Preheat oven to 300°F. Place a rack in the center of the oven. At the same time, place a tea kettle of water on the stove and bring to a boil.

making a water bath
We made the mistake of listening to the internet and put plastic wrap (Glad brand) over the custard cups before baking. It melted, making us scramble to remove it without getting burned and before it fell into the custard.

Make water bath. Set the custard cups into a baking pan. This will form your water bath, which will allow the custard to bake slowly, making for a smooth, creamy texture.

Bake. Set the pan with the custard cups on the oven rack, then pour the boiling water into the pan. This is a lot easier than filling a pan full of boiling water and trying to transfer it to the oven. Just be careful as you add the water; if you spill it on the oven window, well, you might be needing a new window. Bake in the water bath for 30 to 35 minutes or until the custard jiggles like Jello when you move the custard cup.

chocolate pots de creme
Let the custard cool to room temperature, then into the fridge for eight hours. Just keep saying, “good things come to those who wait.”

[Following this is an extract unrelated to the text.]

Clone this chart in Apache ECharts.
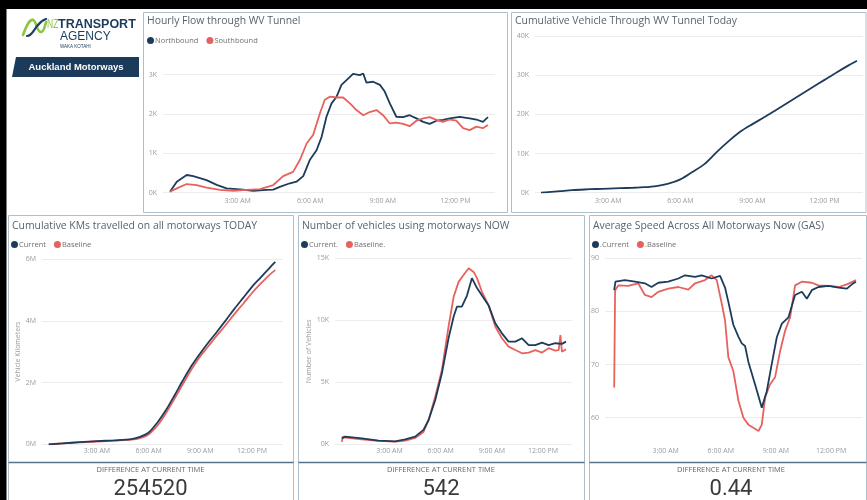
<!DOCTYPE html>
<html>
<head>
<meta charset="utf-8">
<title>Auckland Motorways</title>
<script src="https://cdn.jsdelivr.net/npm/echarts@6/dist/echarts.min.js"></script>
<style>
  html, body { margin: 0; padding: 0; background: #fff; }
  #main { width: 867px; height: 500px; }
</style>
</head>
<body>
<div id="main"></div>
<script>
// time axis (hours after midnight)
const timeTicks = [3, 6, 9, 12];
const timeLabels = ['3:00 AM', '6:00 AM', '9:00 AM', '12:00 PM'];

// Hourly Flow through WV Tunnel (vehicles / hour)
const flowTicks = [0, 1000, 2000, 3000];
const northHours = [0.20, 0.48, 0.89, 1.16, 1.71, 2.13, 2.54, 3.09, 3.64, 4.19, 4.47, 4.74, 5.16, 5.43, 5.71, 5.98, 6.26, 6.47, 6.67, 6.88, 7.09, 7.29, 7.50, 7.77, 8.05, 8.19, 8.32, 8.60, 8.88, 9.08, 9.29, 9.56, 9.84, 10.11, 10.39, 10.67, 10.94, 11.22, 11.49, 11.77, 12.18, 12.59, 12.87, 13.14, 13.35];
const northFlow = [25, 280, 450, 420, 320, 200, 110, 85, 50, 70, 80, 150, 240, 280, 420, 830, 1080, 1420, 1930, 2270, 2440, 2740, 2860, 3020, 2990, 3030, 2800, 2820, 2740, 2570, 2270, 1930, 1920, 1970, 1890, 1800, 1750, 1830, 1850, 1890, 1930, 1890, 1860, 1800, 1920];
const southHours = [0.20, 0.48, 0.89, 1.30, 1.71, 2.27, 2.82, 3.37, 3.92, 4.47, 4.88, 5.29, 5.57, 5.85, 6.12, 6.40, 6.60, 6.81, 7.09, 7.36, 7.64, 7.91, 8.19, 8.46, 8.74, 9.01, 9.29, 9.56, 9.84, 10.11, 10.39, 10.67, 10.94, 11.22, 11.49, 11.77, 12.04, 12.32, 12.59, 12.87, 13.14, 13.35];
const southFlow = [25, 110, 220, 195, 130, 70, 50, 70, 90, 195, 420, 530, 830, 1250, 1470, 2020, 2360, 2440, 2420, 2420, 2270, 2100, 1970, 2050, 2100, 1970, 1760, 1780, 1750, 1690, 1830, 1890, 1920, 1850, 1800, 1860, 1830, 1640, 1590, 1680, 1640, 1720];

// Cumulative Vehicle Through WV Tunnel Today (thousands)
const cumTicks = [0, 10, 20, 30, 40];
const cumHours = [0.2, 0.5, 1, 1.5, 2, 2.5, 3, 3.5, 4, 4.5, 5, 5.5, 6, 6.5, 7, 7.5, 8, 8.5, 9, 9.5, 10, 10.5, 11, 11.5, 12, 12.5, 13, 13.35];
const cumVehicles = [0, 0.15, 0.4, 0.65, 0.82, 0.95, 1.05, 1.15, 1.25, 1.4, 1.7, 2.3, 3.4, 5.3, 7.3, 10.3, 13.1, 15.6, 17.5, 19.3, 21.2, 23.1, 25.0, 26.9, 28.8, 30.7, 32.5, 33.7];

// Cumulative KMs travelled on all motorways (millions)
const kmTicks = [0, 2, 4, 6];
const kmHours = [0.2, 1, 2, 3, 4, 5, 5.5, 6, 6.5, 7, 7.5, 8, 8.5, 9, 9.5, 10, 10.5, 11, 11.5, 12, 12.5, 13, 13.35];
const kmCurrent = [0, 0.03, 0.07, 0.1, 0.13, 0.17, 0.24, 0.38, 0.7, 1.1, 1.58, 2.08, 2.55, 2.95, 3.32, 3.67, 4.03, 4.4, 4.75, 5.1, 5.4, 5.7, 5.91];
const kmBaseline = [0, 0.03, 0.06, 0.09, 0.12, 0.15, 0.2, 0.32, 0.6, 1.0, 1.47, 1.96, 2.44, 2.85, 3.2, 3.55, 3.88, 4.23, 4.56, 4.9, 5.2, 5.48, 5.64];

// Number of vehicles using motorways (thousands)
const vehTicks = [0, 5, 10, 15];
const vehHoursCur = [0.20, 0.40, 1.37, 2.35, 3.33, 3.92, 4.50, 4.99, 5.29, 5.68, 6.07, 6.46, 6.76, 6.95, 7.24, 7.54, 7.83, 8.13, 8.42, 8.81, 9.20, 9.59, 9.98, 10.38, 10.77, 11.16, 11.55, 11.94, 12.33, 12.72, 13.11, 13.35];
const vehCurrent = [0.48, 0.62, 0.48, 0.3, 0.24, 0.4, 0.62, 1.16, 1.96, 3.58, 5.73, 8.55, 10.3, 11.1, 11.1, 12.0, 13.4, 12.6, 12.0, 11.2, 9.76, 8.95, 8.28, 8.28, 8.55, 8.0, 8.0, 8.2, 8.0, 8.15, 8.1, 8.28];
const vehHoursBase = [0.20, 0.26, 0.40, 1.37, 2.35, 3.33, 3.92, 4.50, 4.99, 5.29, 5.68, 6.07, 6.46, 6.76, 7.05, 7.34, 7.64, 7.93, 8.13, 8.42, 8.81, 9.20, 9.59, 9.98, 10.38, 10.77, 11.16, 11.55, 11.94, 12.33, 12.72, 12.92, 13.02, 13.11, 13.35];
const vehBaseline = [0.2, 0.62, 0.54, 0.4, 0.27, 0.22, 0.3, 0.51, 1.0, 1.96, 3.85, 6.0, 9.5, 11.9, 13.1, 13.65, 14.2, 13.9, 13.4, 12.3, 11.2, 9.5, 8.55, 7.88, 7.6, 7.34, 7.4, 7.6, 7.4, 7.75, 7.55, 7.6, 8.8, 7.47, 7.66];

// Average speed across all motorways (km/h)
const spdTicks = [60, 70, 80, 90];
const spdHoursCur = [0.20, 0.27, 0.78, 1.33, 1.87, 2.23, 2.60, 3.14, 3.69, 4.05, 4.60, 4.96, 5.50, 5.96, 6.23, 6.41, 6.68, 6.96, 7.14, 7.32, 7.50, 7.86, 8.23, 8.50, 8.77, 9.05, 9.32, 9.68, 10.04, 10.41, 10.68, 10.95, 11.31, 11.86, 12.41, 12.86, 13.13, 13.35];
const spdCurrent = [84.0, 85.6, 85.9, 85.6, 85.3, 84.6, 85.4, 85.6, 86.2, 86.8, 86.5, 86.8, 86.2, 86.7, 84.5, 81.8, 77.5, 75.2, 74.0, 73.5, 70.5, 66.3, 61.9, 65.0, 70.1, 75.2, 77.7, 78.9, 83.1, 83.7, 82.4, 84.0, 84.6, 84.8, 84.5, 84.3, 85.1, 85.6];
const spdHoursBase = [0.20, 0.25, 0.42, 0.96, 1.51, 1.87, 2.23, 2.60, 3.14, 3.69, 4.23, 4.60, 5.14, 5.50, 5.78, 6.05, 6.23, 6.41, 6.68, 6.96, 7.23, 7.50, 7.77, 8.05, 8.23, 8.41, 8.68, 8.95, 9.23, 9.50, 9.77, 10.04, 10.41, 10.95, 11.31, 11.86, 12.41, 12.86, 13.35];
const spdBaseline = [65.7, 84.0, 84.9, 84.8, 85.3, 83.1, 82.7, 83.7, 84.3, 84.6, 84.1, 85.3, 85.9, 86.8, 85.9, 81.5, 78.3, 71.4, 68.8, 63.2, 60.0, 58.7, 58.1, 57.5, 58.7, 63.8, 66.3, 67.6, 72.6, 76.4, 78.9, 84.9, 85.6, 85.4, 84.9, 84.8, 84.6, 85.1, 85.9];

// difference at current time (one per bottom panel)
const diffValues = ['254520', '542', '0.44'];

const navy = '#1d3c5b';
const coral = '#e8625d';
const font = "'Segoe UI', 'Open Sans', sans-serif";
const axisGrey = '#9b9b9b';

let chart = echarts.init(document.getElementById('main'), null, {renderer: 'canvas'});

function pairs(hours, vals) {
    return hours.map((h, i) => [h, vals[i]]);
}

function makeX(gi, min, max, margin) {
    return {
        type: 'value', gridIndex: gi, min: min, max: max,
        axisLine: {show: false},
        splitLine: {show: false},
        axisTick: {show: false, customValues: timeTicks},
        axisLabel: {
            customValues: timeTicks, margin: margin,
            fontSize: 7, color: axisGrey, fontFamily: font,
            formatter: v => timeLabels[timeTicks.indexOf(v)] || ''
        }
    };
}

function makeY(gi, min, max, ticks, fmt, name, nameGap) {
    return {
        type: 'value', gridIndex: gi, min: min, max: max,
        name: name || '', nameLocation: 'middle', nameGap: nameGap || 0,
        nameTextStyle: {fontSize: 7, color: axisGrey, fontFamily: font},
        axisLine: {show: false},
        axisTick: {show: false, customValues: ticks},
        axisLabel: {customValues: ticks, margin: 6, fontSize: 7, color: axisGrey, fontFamily: font, formatter: fmt},
        splitLine: {lineStyle: {color: '#ececec', width: 1}}
    };
}

function line(name, gi, data, color, smooth) {
    return {
        name: name, type: 'line', xAxisIndex: gi, yAxisIndex: gi,
        data: data, symbol: 'none', showSymbol: false, smooth: smooth || false,
        lineStyle: {color: color, width: 1.8}, itemStyle: {color: color},
        animation: false
    };
}

function txt(x, y, text, size, color, weight, align, family) {
    return {
        type: 'text', x: x, y: y, silent: true,
        style: {
            text: text, fontSize: size, fill: color, fontWeight: weight || 'normal',
            fontFamily: family || font, align: align || 'left', verticalAlign: 'middle'
        }
    };
}

function frame(x, y, w, h, color) {
    return {type: 'rect', silent: true, shape: {x: x, y: y, width: w, height: h},
        style: {fill: null, stroke: color, lineWidth: 1}};
}

function hline(x1, x2, y, color, width) {
    return {type: 'line', silent: true, shape: {x1: x1, y1: y, x2: x2, y2: y},
        style: {stroke: color, lineWidth: width}};
}

function curve(p, color, width) {
    return {type: 'bezierCurve', silent: true,
        shape: {x1: p[0], y1: p[1], cpx1: p[2], cpy1: p[3], cpx2: p[4], cpy2: p[5], x2: p[6], y2: p[7]},
        style: {fill: null, stroke: color, lineWidth: width, lineCap: 'round'}};
}

const border = '#aebfcc';
const diffCentres = [150.5, 441, 731];

let nzText = txt(47, 25, 'NZ', 12.5, '#8dc63f', 'normal', 'left', 'Liberation Sans');
nzText.scaleX = 0.68;

let graphics = [
    // black strips
    {type: 'rect', silent: true, shape: {x: 0, y: 0, width: 867, height: 9}, style: {fill: '#000'}},
    {type: 'rect', silent: true, shape: {x: 0, y: 0, width: 6.5, height: 500}, style: {fill: '#000'}},
    // logo swoosh
    curve([23, 35, 26, 27, 29, 19, 33, 20], '#8dc63f', 2.6),
    curve([33, 20, 37, 21, 36, 32, 41, 32], '#8dc63f', 2.6),
    curve([41, 32, 44, 32, 45, 26, 46, 22], '#8dc63f', 2.6),
    curve([27, 36, 32, 36, 34, 29, 38, 25], '#1e3f60', 2.2),
    curve([38, 25, 41, 21, 43, 20, 46, 19], '#1e3f60', 2.2),
    nzText,
    txt(58, 25, 'TRANSPORT', 12.5, '#1b3a5c', 'bold', 'left', 'Liberation Sans'),
    txt(60, 37, 'AGENCY', 12, '#1b3a5c', 'normal', 'left', 'Liberation Sans'),
    txt(60, 46.5, 'WAKA KOTAHI', 4.5, '#1b3a5c', 'normal', 'left', 'Liberation Sans'),
    {type: 'polygon', silent: true, shape: {points: [[16, 57], [139, 57], [139, 77], [12, 77]]},
        style: {fill: '#1c3a5a'}},
    txt(76, 67, 'Auckland Motorways', 9.5, '#ffffff', 'bold', 'center', 'Liberation Sans'),
    // panel frames
    frame(143.5, 12.5, 364, 200, border),
    frame(511.5, 12.5, 354.5, 200, border),
    frame(8.5, 215.5, 285, 290, border),
    frame(298.5, 215.5, 286, 290, border),
    frame(589.5, 215.5, 277, 290, border),
    hline(8.5, 293.5, 462.5, '#56738a', 1.5),
    hline(298.5, 584.5, 462.5, '#56738a', 1.5),
    hline(589.5, 866.5, 462.5, '#56738a', 1.5)
];
diffValues.forEach((v, i) => {
    graphics.push(txt(diffCentres[i], 469.5, 'DIFFERENCE AT CURRENT TIME', 7.5, '#666666', 'normal', 'center'));
    graphics.push(txt(diffCentres[i], 489, v, 22, '#3a3a3a', 'normal', 'center', 'Roboto'));
});

const titleStyle = {fontSize: 10.4, fontWeight: 'normal', color: '#56646f', fontFamily: font};
const legendBase = {
    icon: 'circle', itemWidth: 7, itemHeight: 7, itemGap: 8, padding: 0,
    textStyle: {fontSize: 7.5, color: '#6f6f6f', fontFamily: font, padding: [0, 0, 0, -4]}
};

let option = {
    backgroundColor: '#ffffff',
    animation: false,
    title: [
        {text: 'Hourly Flow through WV Tunnel', left: 147, top: 16.5},
        {text: 'Cumulative Vehicle Through WV Tunnel Today', left: 515, top: 16.5},
        {text: 'Cumulative KMs travelled on all motorways TODAY', left: 12, top: 221},
        {text: 'Number of vehicles using motorways NOW', left: 302, top: 221},
        {text: 'Average Speed Across All Motorways Now (GAS)', left: 593, top: 221}
    ].map(t => Object.assign({padding: 0, textStyle: titleStyle}, t)),
    legend: [
        {left: 147, top: 36.5, data: ['Northbound', 'Southbound']},
        {left: 11, top: 240.5, data: ['Current', 'Baseline']},
        {left: 301, top: 240.5, data: ['Current.', 'Baseline.']},
        {left: 592, top: 240.5, data: ['.Current', '.Baseline']}
    ].map(l => Object.assign({}, legendBase, l)),
    grid: [
        {left: 163, top: 55, width: 332, height: 137.7},
        {left: 535, top: 36, width: 328, height: 156.7},
        {left: 42, top: 259, width: 241, height: 185.3},
        {left: 335, top: 258.3, width: 237, height: 186},
        {left: 605, top: 258.3, width: 257, height: 186}
    ].map(g => Object.assign({outerBoundsMode: 'none', containLabel: false}, g)),
    xAxis: [
        makeX(0, -0.09, 13.64, 5),
        makeX(1, -0.05, 13.6, 5),
        makeX(2, -0.19, 13.8, 3),
        makeX(3, -0.2, 13.7, 3),
        makeX(4, -0.3, 13.68, 3)
    ],
    yAxis: [
        makeY(0, 0, 3500, flowTicks, v => (v / 1000) + 'K'),
        makeY(1, 0, 40, cumTicks, v => v + 'K'),
        makeY(2, 0, 6, kmTicks, v => v + 'M', 'Vehicle Kilometers', 17),
        makeY(3, 0, 15, vehTicks, v => v + 'K', 'Number of Vehicles', 21),
        makeY(4, 55, 90, spdTicks, v => v + '')
    ],
    series: [
        line('Northbound', 0, pairs(northHours, northFlow), navy),
        line('Southbound', 0, pairs(southHours, southFlow), coral),
        line('Cumulative', 1, pairs(cumHours, cumVehicles), navy, 0.3),
        line('Baseline', 2, pairs(kmHours, kmBaseline), coral, 0.3),
        line('Current', 2, pairs(kmHours, kmCurrent), navy, 0.3),
        line('Baseline.', 3, pairs(vehHoursBase, vehBaseline), coral),
        line('Current.', 3, pairs(vehHoursCur, vehCurrent), navy),
        line('.Baseline', 4, pairs(spdHoursBase, spdBaseline), coral),
        line('.Current', 4, pairs(spdHoursCur, spdCurrent), navy)
    ],
    graphic: {elements: graphics}
};

chart.setOption(option);
</script>
</body>
</html>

Cool. Remove the custard cups from the water bath and place on a cooling rack to cool. You can now empty the pan of hot water, too. Be careful.

Chill. Once the pots de crème are room temperature, cover with plastic wrap and place in the refrigerator to chill for at least 8 hours before serving.

These are good, but ours did not turn out as creamy as we’d hoped. Instead, the chocolate left just the slightest bit of graininess, mainly near the top of the custard (that part cooked faster, since it was uncovered), making us think that plain vanilla — omit the chocolate — would be better. We know that might be heresy to confirmed chocoholics, but we call them as we see them. Four stars.

Worth the trouble?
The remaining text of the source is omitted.